There are a lot of things that come into play regarding litter size, including genetics, age of the doe, health of the doe, the owner's maintenance practices, timing of the breeding(s), the buck . . . and I'm sure there are others that I can't think of right now. But yeah, some does just never have really big litters, and that's not necessarily a bad thing. Someone doing research on meat rabbits came up with 6 as being pretty much the ideal litter size when it comes to efficiently getting the babies to slaughter weight. Apparently, does produce only so much milk, so babies from large litters grow slower until they start eating on their own.

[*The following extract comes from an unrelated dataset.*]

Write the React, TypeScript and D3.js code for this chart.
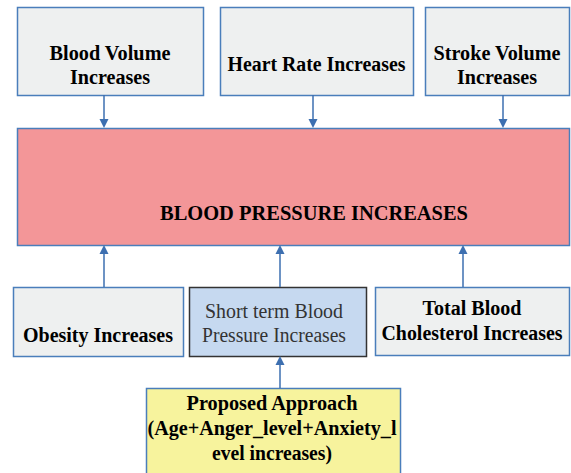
import React from "react";
import * as d3 from "d3";

// ---- content ----
const topLabels: string[][] = [
  ["Blood Volume", "Increases"],
  ["Heart Rate Increases"],
  ["Stroke Volume", "Increases"],
];
const centerLabel: string[] = ["BLOOD PRESSURE INCREASES"];
const bottomLabels: string[][] = [
  ["Obesity Increases"],
  ["Short term Blood", "Pressure Increases"],
  ["Total Blood", "Cholesterol Increases"],
];
const proposedLabel: string[] = ["Proposed Approach", "(Age+Anger_level+Anxiety_l", "evel increases)"];

// ---- layout (pixel geometry) ----
type Box = { x: number; y: number; w: number; h: number; fill: string; stroke: string; weight: number; color: string; baselines: number[]; widths: number[]; cx?: number };
const BLUE = "#4a7ebb";
const ARROW = "#3d6fb0";

const topBoxes: Box[] = [
  { x: 17, y: 7, w: 186, h: 88, fill: "#eef0f0", stroke: BLUE, weight: 700, color: "#000", baselines: [60, 84], widths: [121, 80] },
  { x: 220, y: 7, w: 193, h: 88, fill: "#eef0f0", stroke: BLUE, weight: 700, color: "#000", baselines: [71], widths: [178] },
  { x: 425, y: 7, w: 144, h: 88, fill: "#eef0f0", stroke: BLUE, weight: 700, color: "#000", baselines: [60, 84], widths: [127, 80] },
];
const centerBox: Box = { x: 17, y: 128, w: 552, h: 117, fill: "#f39698", stroke: BLUE, weight: 700, color: "#000", baselines: [220], widths: [308], cx: 314 };
const bottomBoxes: Box[] = [
  { x: 13, y: 287, w: 170, h: 69, fill: "#eef0f0", stroke: BLUE, weight: 700, color: "#000", baselines: [342], widths: [150] },
  { x: 189, y: 287, w: 177, h: 69, fill: "#c6d9f0", stroke: "#333", weight: 400, color: "#333", baselines: [318, 342], widths: [138, 144], cx: 274 },
  { x: 375, y: 287, w: 194, h: 68, fill: "#eef0f0", stroke: BLUE, weight: 700, color: "#000", baselines: [315, 340], widths: [99, 181], cx: 472 },
];
const proposedBox: Box = { x: 146, y: 388, w: 254, h: 95, fill: "#f7f39d", stroke: BLUE, weight: 700, color: "#000", baselines: [410, 435, 460], widths: [171, 249, 120], cx: 272 };

type Arrow = { x: number; y1: number; y2: number };
const arrows: Arrow[] = [
  { x: 104, y1: 95, y2: 128 },
  { x: 313, y1: 95, y2: 128 },
  { x: 503, y1: 95, y2: 128 },
  { x: 104, y1: 287, y2: 245 },
  { x: 280, y1: 287, y2: 245 },
  { x: 463, y1: 287, y2: 245 },
  { x: 280, y1: 388, y2: 356 },
];

const FONT = "'Liberation Serif', 'Times New Roman', serif";

function BoxView({ box, lines }: { box: Box; lines: string[] }) {
  const cx = box.cx ?? box.x + box.w / 2;
  return (
    <g>
      <rect x={box.x + 0.5} y={box.y + 0.5} width={box.w} height={box.h} fill={box.fill} stroke={box.stroke} strokeWidth={1.5} />
      {lines.map((t, i) => (
        <text
          key={i}
          x={cx}
          y={box.baselines[i]}
          textAnchor="middle"
          fontFamily={FONT}
          fontWeight={box.weight}
          fontSize={20}
          fill={box.color}
          textLength={box.widths[i]}
          lengthAdjust="spacingAndGlyphs"
        >
          {t}
        </text>
      ))}
    </g>
  );
}

function ArrowView({ a }: { a: Arrow }) {
  const dir = a.y2 > a.y1 ? 1 : -1;
  const head = 9;
  const line = d3.line()([
    [a.x, a.y1],
    [a.x, a.y2 - dir * head],
  ]) as string;
  const tri = d3.line()([
    [a.x - 4.5, a.y2 - dir * head],
    [a.x + 4.5, a.y2 - dir * head],
    [a.x, a.y2],
  ]) as string;
  return (
    <g>
      <path d={line} stroke={ARROW} strokeWidth={1.5} fill="none" />
      <path d={tri + "Z"} fill={ARROW} />
    </g>
  );
}

export default function App() {
  return (
    <svg width={571} height={473} style={{ position: "absolute", left: 0, top: 0, background: "#fff" }}>
      <rect width={571} height={473} fill="#fff" />
      {topBoxes.map((b, i) => (
        <BoxView key={"t" + i} box={b} lines={topLabels[i]} />
      ))}
      <BoxView box={centerBox} lines={centerLabel} />
      {bottomBoxes.map((b, i) => (
        <BoxView key={"b" + i} box={b} lines={bottomLabels[i]} />
      ))}
      <BoxView box={proposedBox} lines={proposedLabel} />
      {arrows.map((a, i) => (
        <ArrowView key={i} a={a} />
      ))}
    </svg>
  );
}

As for fostering, I have rarely had a problem; as I like to say, my does can't count. I just try to make sure that any babies I put in with a different mother are somehow distinguishable from her own (different breeds and/or  colors, usually); if I am writing pedigrees or possibly retaining a breeder, I want to know who the parents were.


----------



## popcornchicken (May 9, 2018)

When we kindle anything over 6 we foster if possible. We always breed at least 2-3 Does at a time so we have several options to foster, but if it gets to the point of too many kits, we will cull so we have 6 kits at the most, preferably 5. We raise NZ whites and are usually hitting 5 #s at 10 weeks, there are always some stragglers, but typically we're real close to 5#s, with several being over


----------